Na teoria, o século 21 seria marcado por ameaças típicas, como redes terroristas globais ou sofisticados ataques cibernéticos. Mas em muitos lugares os problemas são mais familiares e antiquados: narcotráfico, prostituição, seqüestro e corrupção, sempre com as marcas do crime organizado.
Nos países em desenvolvimento, a instabilidade estimula a bandidagem. Mas pode ser difícil erradicá-la até mesmo em lugares mais prósperos e organizados.
No Japão, por exemplo, a máfia conhecida como yakuza é tolerada por regulamentar o jogo, a prostituição e outros negócios escusos, desde que não perturbe. No entanto, na cidade de Kurume, a população protestou quando uma disputa entre facções da Dojinkai, a yakuza local, gerou tiroteios nas ruas.
Conforme relatou Norimitsu Onishi no “New York Times”, mais de 600 moradores assustados recentemente foram à Justiça para tentar expulsar a Dojinkai da sua sede de seis andares em Kurume.
Esse tipo de movimento cívico é menos provável num país como a Bulgária, onde a disseminada influência das quadrilhas contamina até mesmo o Judiciário. A advogada Iva Pushkarova, diretora-executiva da Associação Búlgara de Magistrados, contou ao “New York Times” que os advogados estão cientes das ligações criminosas de alguns juízes.
“Como sabemos? Eles têm conexões conjugais ou laços empresariais com os chefões do crime organizado. São vizinhos”, explicou ela.
Em algumas partes do México, quadrilhas alimentadas pelo próspero comércio de drogas se diversificaram e passaram a seqüestrar. As famílias mais ricas do país reagiram contratando guarda-costas, vestindo roupas de grife à prova de balas e, em alguns casos, emigrando. “Há um êxodo relacionado à insegurança e uma psicose. Há medo de ser seqüestrado ou morto”, disse Guillermo Alonso Meneses, antropólogo do Colegio de la Frontera Norte, em Tijuana, a Marc Lacey, do “New York Times”.

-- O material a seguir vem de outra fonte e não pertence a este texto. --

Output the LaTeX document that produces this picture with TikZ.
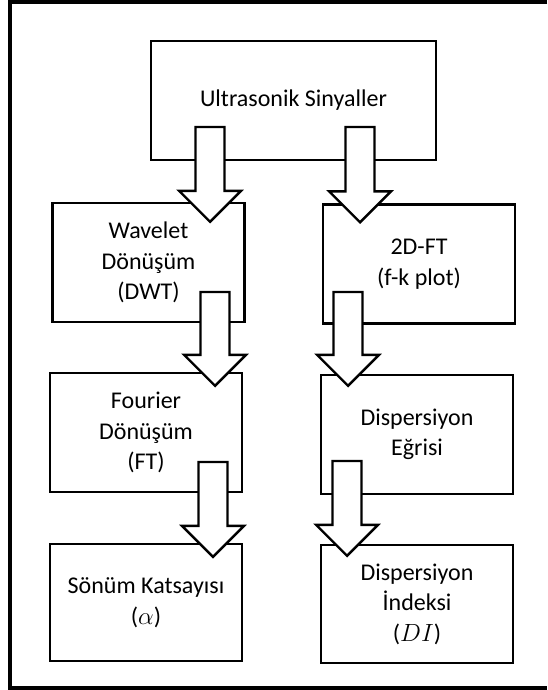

Mas em lugares onde o governo mal existe, qualquer coisa organizada pode parecer uma dádiva, mesmo que seja o crime. Veja os ousados piratas somalis: capturando navios nas desprotegidas águas do oceano Índico —recentemente, fizeram o maior seqüestro naval da história, de um superpetroleiro saudita—, eles construíram um lucrativo negócio de cobrança de resgates, numa região marcada pela falta de oportunidades.
No leste do Congo, conforme relata o “New York Times” nesta edição (pág. 4), um garimpo de cassiterita administrado por uma brigada rebelde do Exército gera emprego a hordas de garimpeiros e carregadores e uma certa tranqüilidade a seus clientes.
“Para ser honesto, é melhor para nós que eles estejam aqui”, afirmou o comerciante de minérios Bakwe Selomba. “Posso mandar meus compradores andando pelo mato com um monte de dinheiro, e ninguém vai tocar neles desde que paguemos o imposto.”
A yakuza também alega promover a estabilidade no Japão. Em Kurume, Nobuyuki Shinozuka, 54, presidente-interino da Dojinkai, foi filosófico a respeito da ação judicial que seu grupo enfrenta —e sobre o lugar do crime organizado em qualquer sociedade. “O Estado é quem sabe”, afirmou ele. “Se o Estado sentir que não precisa mais de nós, pode aprovar uma lei banindo a yakuza. Mas se sentir, mesmo só um pouco, que ainda precisa de nós, então vamos encontrar uma forma de sobreviver.”